### Given instruction
Your task is to retype, word for word, the lines from the start of the data through the line holding "sep=0pt] (sig) at". Do not include the pictures.
━━━ Data
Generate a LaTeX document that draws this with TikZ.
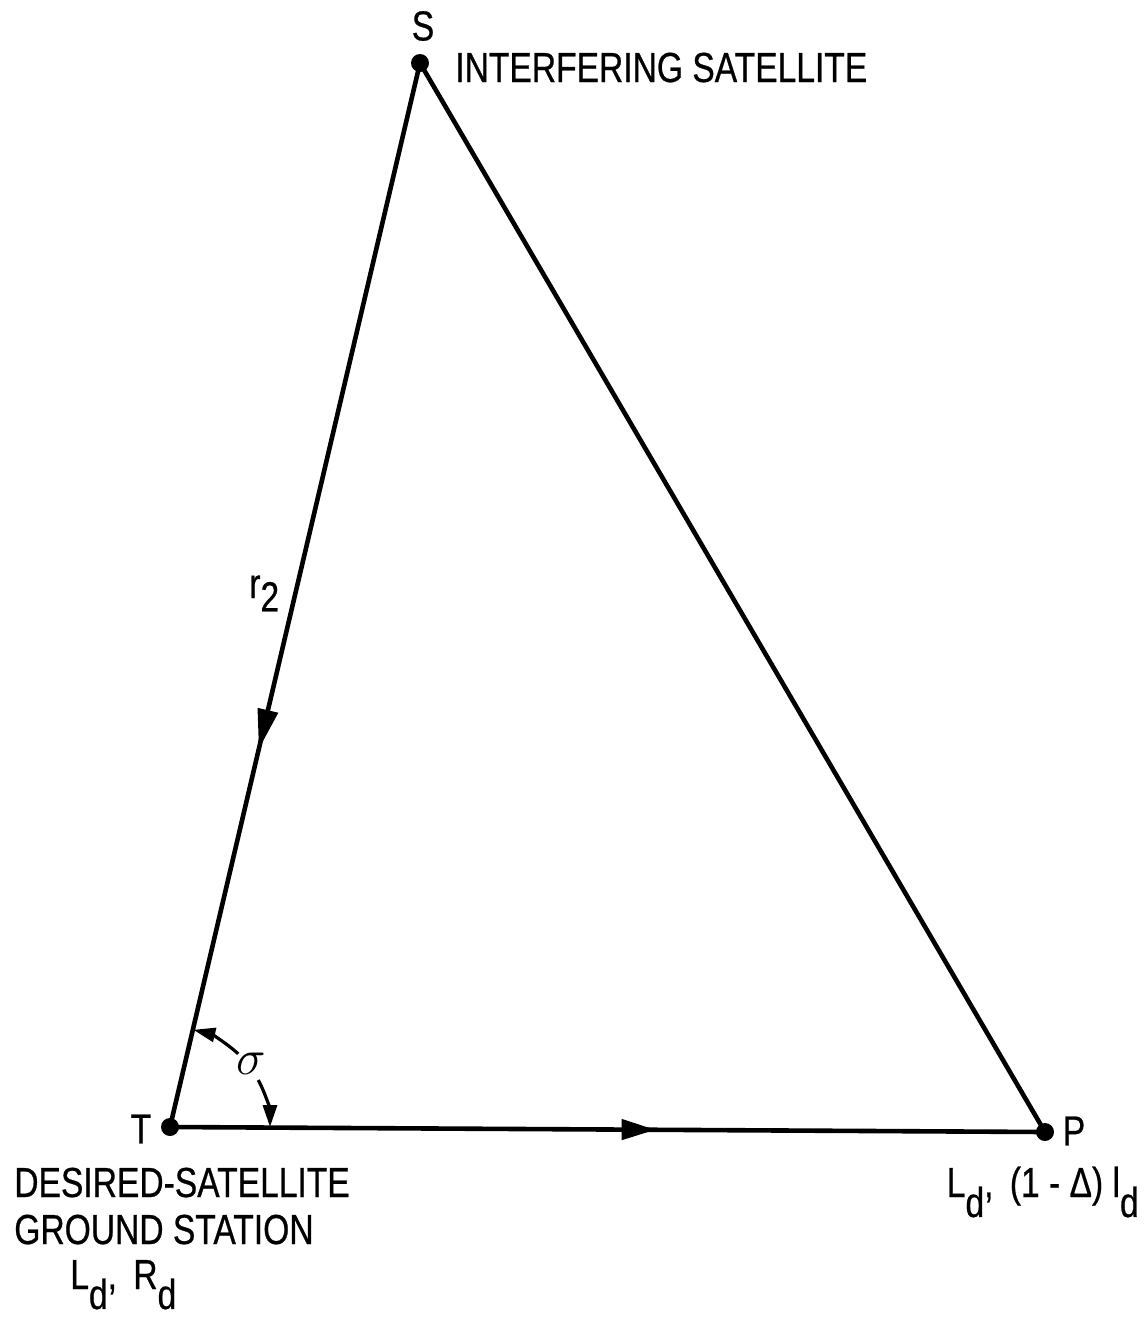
\documentclass[tikz,border=0pt]{standalone}
\usepackage{fontspec}
\setmainfont[FakeStretch=0.8,FakeBold=0.6]{Liberation Sans}
\usetikzlibrary{arrows.meta,decorations.markings,calc}
\begin{document}
\begin{tikzpicture}[x=0.5pt,y=-0.5pt,
  line width=2.3pt,
  pt/.style={circle,fill=black,inner sep=0pt,minimum size=9pt},
  lbl/.style={font=\fontsize{21}{24}\selectfont,inner sep=0pt},
  midarrow/.style 2 args={postaction={decorate},decoration={markings,
     mark=at position #1 with {\arrow{Triangle[length=#2,width=10pt]}}}},
  angarrow/.style={-{Triangle[length=11pt,width=7pt]},line width=1.6pt}
]
\useasboundingbox (0,0) rectangle (1147,1324);
\node[pt] (S) at (420,63) {};
\node[pt] (T) at (170,1127) {};
\node[pt] (P) at (1045,1132) {};
\coordinate (O) at (170,1127);

\draw[midarrow={0.645}{20pt}] (S.center) -- (T.center);
\draw[midarrow={0.555}{17pt}] (T.center) -- (P.center);
\draw (S.center) -- (P.center);

% angle sigma
\draw[angarrow] ($(O)+(-47:100)$) arc[start angle=-47,end angle=-76.5,radius=100];
\draw[angarrow] ($(O)+(-28:100)$) arc[start angle=-28,end angle=0,radius=100];
\node[font=\fontsize{24}{26}\selectfont,inner sep=0pt] (sig) at (251,1064) {$\sigma$};

\node[lbl] (Slab) at (423,26) {S};
\node[lbl,anchor=base west] (Sname) at (453,82) {INTERFERING SATELLITE};
\node[lbl] (Tlab) at (141,1129) {T};
\node[lbl] (Plab) at (1074,1131) {P};
\node[lbl] (r2) [anchor=base west] at (247,598) {r\raisebox{-0.6ex}{2}};

\node[lbl,anchor=base west] (d1) at (12,1197) {DESIRED-SATELLITE};
\node[lbl,anchor=base west] (d2) at (12,1244) {GROUND STATION};
\node[lbl,anchor=base west] (d3) at (68,1289) {L\raisebox{-0.9ex}{d},\, R\raisebox{-0.9ex}{d}};
\node[lbl,anchor=base east] (pl) at (1141,1197) {L\raisebox{-0.9ex}{d},\, (1 - Δ) l\raisebox{-0.9ex}{d}};
\end{tikzpicture}
\end{document}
━━━━━━
### Result
Generate a LaTeX document that draws this with TikZ.
\documentclass[tikz,border=0pt]{standalone}
\usepackage{fontspec}
\setmainfont[FakeStretch=0.8,FakeBold=0.6]{Liberation Sans}
\usetikzlibrary{arrows.meta,decorations.markings,calc}
\begin{document}
\begin{tikzpicture}[x=0.5pt,y=-0.5pt,
  line width=2.3pt,
  pt/.style={circle,fill=black,inner sep=0pt,minimum size=9pt},
  lbl/.style={font=\fontsize{21}{24}\selectfont,inner sep=0pt},
  midarrow/.style 2 args={postaction={decorate},decoration={markings,
     mark=at position #1 with {\arrow{Triangle[length=#2,width=10pt]}}}},
  angarrow/.style={-{Triangle[length=11pt,width=7pt]},line width=1.6pt}
]
\useasboundingbox (0,0) rectangle (1147,1324);
\node[pt] (S) at (420,63) {};
\node[pt] (T) at (170,1127) {};
\node[pt] (P) at (1045,1132) {};
\coordinate (O) at (170,1127);

\draw[midarrow={0.645}{20pt}] (S.center) -- (T.center);
\draw[midarrow={0.555}{17pt}] (T.center) -- (P.center);
\draw (S.center) -- (P.center);

% angle sigma
\draw[angarrow] ($(O)+(-47:100)$) arc[start angle=-47,end angle=-76.5,radius=100];
\draw[angarrow] ($(O)+(-28:100)$) arc[start angle=-28,end angle=0,radius=100];
\node[font=\fontsize{24}{26}\selectfont,inner sep=0pt] (sig) at (251,1064) {$\sigma$};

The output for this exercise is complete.